# [MATERIAL PROVIDED]
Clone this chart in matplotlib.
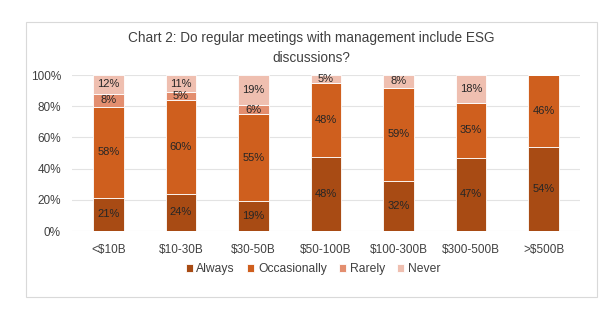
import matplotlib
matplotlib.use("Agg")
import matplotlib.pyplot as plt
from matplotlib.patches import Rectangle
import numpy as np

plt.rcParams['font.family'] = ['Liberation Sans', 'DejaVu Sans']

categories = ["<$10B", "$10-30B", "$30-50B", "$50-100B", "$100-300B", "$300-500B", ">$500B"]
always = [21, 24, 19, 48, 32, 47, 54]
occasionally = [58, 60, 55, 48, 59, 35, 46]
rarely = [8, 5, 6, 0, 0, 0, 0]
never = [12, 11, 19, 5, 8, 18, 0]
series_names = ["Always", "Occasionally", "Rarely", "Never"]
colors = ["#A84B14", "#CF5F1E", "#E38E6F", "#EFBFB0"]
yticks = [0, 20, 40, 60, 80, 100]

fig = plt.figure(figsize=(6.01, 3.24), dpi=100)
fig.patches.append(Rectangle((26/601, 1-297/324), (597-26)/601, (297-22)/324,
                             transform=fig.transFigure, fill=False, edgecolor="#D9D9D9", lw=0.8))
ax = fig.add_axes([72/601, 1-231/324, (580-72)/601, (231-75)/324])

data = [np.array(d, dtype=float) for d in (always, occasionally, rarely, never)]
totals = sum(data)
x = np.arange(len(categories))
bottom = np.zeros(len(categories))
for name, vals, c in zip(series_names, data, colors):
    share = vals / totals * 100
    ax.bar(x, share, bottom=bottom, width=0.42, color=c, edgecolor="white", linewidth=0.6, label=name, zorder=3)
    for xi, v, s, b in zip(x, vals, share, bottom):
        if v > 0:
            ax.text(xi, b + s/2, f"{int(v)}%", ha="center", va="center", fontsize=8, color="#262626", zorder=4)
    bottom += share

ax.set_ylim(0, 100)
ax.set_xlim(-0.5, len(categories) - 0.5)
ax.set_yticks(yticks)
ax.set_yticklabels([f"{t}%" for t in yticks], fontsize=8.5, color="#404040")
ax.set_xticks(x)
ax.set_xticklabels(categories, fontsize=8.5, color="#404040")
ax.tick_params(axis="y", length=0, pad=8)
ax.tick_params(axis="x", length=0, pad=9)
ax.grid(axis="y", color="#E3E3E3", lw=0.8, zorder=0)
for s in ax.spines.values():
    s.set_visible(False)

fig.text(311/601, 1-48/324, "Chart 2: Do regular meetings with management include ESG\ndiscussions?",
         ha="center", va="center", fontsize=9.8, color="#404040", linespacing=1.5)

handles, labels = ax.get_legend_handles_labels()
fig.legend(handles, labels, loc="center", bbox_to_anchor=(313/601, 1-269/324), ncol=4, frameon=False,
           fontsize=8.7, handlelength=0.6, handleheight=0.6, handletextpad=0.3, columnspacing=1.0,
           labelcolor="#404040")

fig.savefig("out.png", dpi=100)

# [TASK]
Return the whole listing, word for word, and leave out every picture.

# [PROBLEM SOLUTION]
Clone this chart in matplotlib.
import matplotlib
matplotlib.use("Agg")
import matplotlib.pyplot as plt
from matplotlib.patches import Rectangle
import numpy as np

plt.rcParams['font.family'] = ['Liberation Sans', 'DejaVu Sans']

categories = ["<$10B", "$10-30B", "$30-50B", "$50-100B", "$100-300B", "$300-500B", ">$500B"]
always = [21, 24, 19, 48, 32, 47, 54]
occasionally = [58, 60, 55, 48, 59, 35, 46]
rarely = [8, 5, 6, 0, 0, 0, 0]
never = [12, 11, 19, 5, 8, 18, 0]
series_names = ["Always", "Occasionally", "Rarely", "Never"]
colors = ["#A84B14", "#CF5F1E", "#E38E6F", "#EFBFB0"]
yticks = [0, 20, 40, 60, 80, 100]

fig = plt.figure(figsize=(6.01, 3.24), dpi=100)
fig.patches.append(Rectangle((26/601, 1-297/324), (597-26)/601, (297-22)/324,
                             transform=fig.transFigure, fill=False, edgecolor="#D9D9D9", lw=0.8))
ax = fig.add_axes([72/601, 1-231/324, (580-72)/601, (231-75)/324])

data = [np.array(d, dtype=float) for d in (always, occasionally, rarely, never)]
totals = sum(data)
x = np.arange(len(categories))
bottom = np.zeros(len(categories))
for name, vals, c in zip(series_names, data, colors):
    share = vals / totals * 100
    ax.bar(x, share, bottom=bottom, width=0.42, color=c, edgecolor="white", linewidth=0.6, label=name, zorder=3)
    for xi, v, s, b in zip(x, vals, share, bottom):
        if v > 0:
            ax.text(xi, b + s/2, f"{int(v)}%", ha="center", va="center", fontsize=8, color="#262626", zorder=4)
    bottom += share

ax.set_ylim(0, 100)
ax.set_xlim(-0.5, len(categories) - 0.5)
ax.set_yticks(yticks)
ax.set_yticklabels([f"{t}%" for t in yticks], fontsize=8.5, color="#404040")
ax.set_xticks(x)
ax.set_xticklabels(categories, fontsize=8.5, color="#404040")
ax.tick_params(axis="y", length=0, pad=8)
ax.tick_params(axis="x", length=0, pad=9)
ax.grid(axis="y", color="#E3E3E3", lw=0.8, zorder=0)
for s in ax.spines.values():
    s.set_visible(False)

fig.text(311/601, 1-48/324, "Chart 2: Do regular meetings with management include ESG\ndiscussions?",
         ha="center", va="center", fontsize=9.8, color="#404040", linespacing=1.5)

handles, labels = ax.get_legend_handles_labels()
fig.legend(handles, labels, loc="center", bbox_to_anchor=(313/601, 1-269/324), ncol=4, frameon=False,
           fontsize=8.7, handlelength=0.6, handleheight=0.6, handletextpad=0.3, columnspacing=1.0,
           labelcolor="#404040")

fig.savefig("out.png", dpi=100)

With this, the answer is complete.